Grand Duchess Olga Nikolaevna of Russia - Adolescence and Relationships With Parents

Adolescence and Relationships With Parents

"Her chief characteristics ... were a strong will and a singularly straightforward habit of thought and action", wrote her mother's friend Anna Vyrubova, who recalled Olga's hot temper and her struggles to keep it under control. "Admirable qualities in a woman, these same characteristics are often trying in childhood, and Olga as a little girl sometimes showed herself willful and even disobedient." Olga idolized her father and wore a necklace with an icon of St. Nicholas on her chest. She, like her siblings, enjoyed games of tennis and swimming with her father during their summer holidays and often confided in him when she went with him on long walks. Though she also loved Alexandra, her relationship with her mother was somewhat strained during her adolescence and early adulthood. "Olga is always most unamiable about every proposition, though may end by doing what I wish", wrote Alexandra to Nicholas on March 13, 1916. "And when I am severe — sulks me." In another letter to Nicholas during World War I, Alexandra complained that Olga's grumpiness, bad humor and general reluctance to make an official visit to the hospital where she usually worked as a Red Cross nurse made things difficult. Olga also occasionally found her mother's attitude trying. Parlormaid Elizaveta Nikolaevna Ersberg told her niece that the Tsar paid closer attention to the children than Alexandra did and Alexandra often was ill with a migraine or quarreled with the servants. In 1913, Olga complained in a letter to her grandmother, Dowager Empress Maria Feodorovna about her mother's invalidism. "As usual her heart isn't well", Olga wrote. "It's all so unpleasant." Queen Marie of Romania, who met Olga and her sisters when they visited Romania on a state trip in 1914, commented in her memoirs that the girls were natural and confided in her when Alexandra wasn't present, but when she appeared "they always seemed to be watching her every expression so as to be sure to act according to her desires."

As an adolescent, Olga received frequent reminders from her mother to be an example for the other children and to be patient with her younger sisters and with her nurses. On January 11, 1909, Alexandra admonished thirteen-year old Olga for rudeness and bad behavior. She told the teenager that she must be polite to the servants, who looked after her well and did their best for her, and she should not make her nurse "nervous" when she was tired and not feeling well. Olga responded on January 12, 1909 that she would try to do better but it wasn't easy because her nurse became angry and cross with her for no good reason. However, Ersberg, one of the maids, told her niece that the servants sometimes had good reason to be cross with Olga because the eldest grand duchess could be spoiled, capricious, and lazy. On January 24, 1909, Alexandra scolded the active teenager, who once signed another of her letters with the nickname "Unmounted Cossack", again: "You are growing very big — don't be so wild and kick about and show your legs, it is not pretty. I never did so when your age or when I was smaller and younger even."
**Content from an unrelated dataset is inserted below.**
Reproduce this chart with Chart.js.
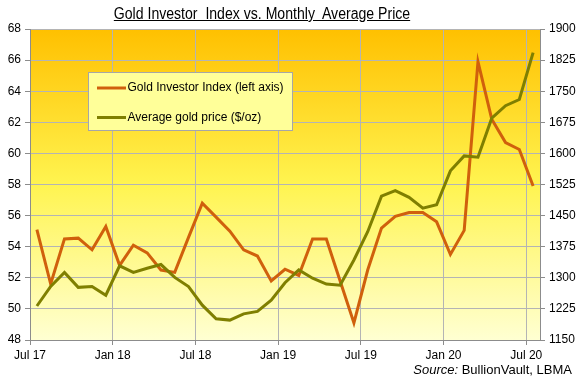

Three years later, Alexandra blamed sixteen-year-old Olga, who was sitting beside her seven-year-old brother, for failing to control the misbehaving Tsarevich Alexei during a family dinner. The spoiled Alexei teased others at the table, refused to sit up in his chair, wouldn't eat his food and licked his plate. The Tsarina's expectation was unreasonable, said Grand Duke Konstantin Konstantinovich of Russia, a distant cousin of the imperial family. "Olga cannot deal with him", he wrote in his diary on March 18, 1912. Court official A. A. Mossolov wrote that Olga was already seventeen, but still "she had the ways of a flapper", referring to her rough manners and liking for exuberant play.